“Un cacho de pan no se le niega a nadie”, se decía en el Bierzo cuando el Bierzo era un sitio idílico. Bueno, quizá se siga diciendo ahora, aunque no se oyen las voces con tanta nitidez. “Un tamalito no se le niega a naide”, se dice o se decía en Méjico, ese país riquísimo, en todo o casi todo, y en manos de cuatro "tranceros", amén de los narcos y otros.
A decir verdad, no se le debería negar el pan a nadie. Sin embargo, la realidad es otra. Ocurrió, hace ya algunos años, algo que me dejó trastocado en la estación de tren de Burgos, luego de un largo viaje por la Europa de contrastes "alante". Llegué a Burgos de madrugada. Mientras esperaba el enlace para Ponferrada, me dio tiempo a tomar un café. Debido al retraso del tren, algo habitual en "aquella" Renfe, hubo tiempo para entablar conversación con dos tipos. Un hip hopero, chutado hasta la médula, madrileño fanfarrón, que me contó su aventura rapera en París, y otro que tenía pinta de desarrapado, y resultó ser un pobrecito al que le faltaban “cuartos” para ir a Orense.
El rapero se metió una cerveza y dos bocatas de jamón, que según él no pensaba pagar. Aunque al final, el madrileño apoquinó con los gastos, y se fue a toda prisa en busca de su tren. El de los “cuartos”, en cambio, se quedó a mi lado. Tenía cara de buena persona. Me contó su película. “Llevo una semana sin comer”, me dijo. “Mis padres y mi hermano se murieron en un accidente, y estoy solo en el mundo”. Me mostró un papel del juzgado, en el que le ponían una denuncia por algo. “De dónde vienes”, le pregunté. “De una ciudad grande”, respondió él como si estuviera en otro universo. "Miranda de Ebro", acerté a decirle. “No”, dijo al tiempo que acompañaba su monosílabo con un toque de cabeza. Entonces sacó su billete. Había tomado el tren en Vitoria. Es obvio que el tipo no sabía leer. Era de origen portugués.

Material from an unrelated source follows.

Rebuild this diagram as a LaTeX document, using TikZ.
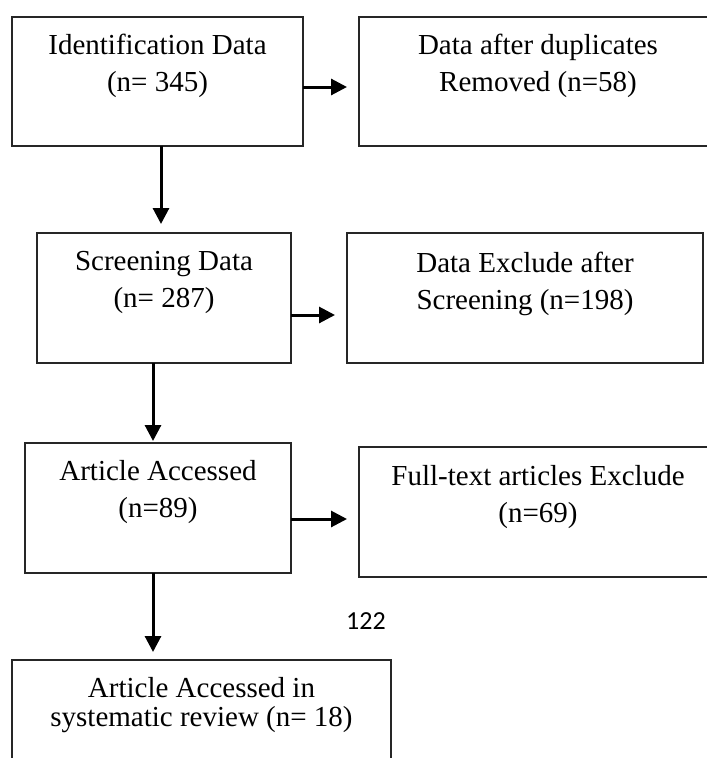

Nos sentamos, y él siguió hablándome. “Es jodido tener que dormir en la calle”, me soltó. Sí, claro que es una chingadera tener que maldormir al raso. Qué putada. Entonces se me removió la conciencia de pequeño burgués (vaya boutade, ni a eso llaga uno) y le di todo el suelto que tenía. Se entusiasmó. Sin embargo, no bastaba para su billete. Ahora me arrepiento de no haberle dado la guita suficiente para que se fuera a Orense. No paraba de decirme que tenía hambre. “Dile al hombre del bar que te regale la bollería, que de seguro tirará”, le sugerí. Y se fue derechito al bar. El hombre del bar, chiquito y matón, con calva de capullo y gafitas de nazi, le negó el pan. Cómo se puede ser tan hijoputa. De repente me acordé que aún tenía queso y chocolatinas en mi mochila. Le di el Emmental, que había comprado en Toulouse, y unas chocolatinas de Sorrento. De inmediato se puso a comer las chocolatinas con voracidad. Me abrazó. Se le llenaron los ojos de lágrimas. Y, casi sin mirar para atrás, cogí el tren en dirección a Ponferrada.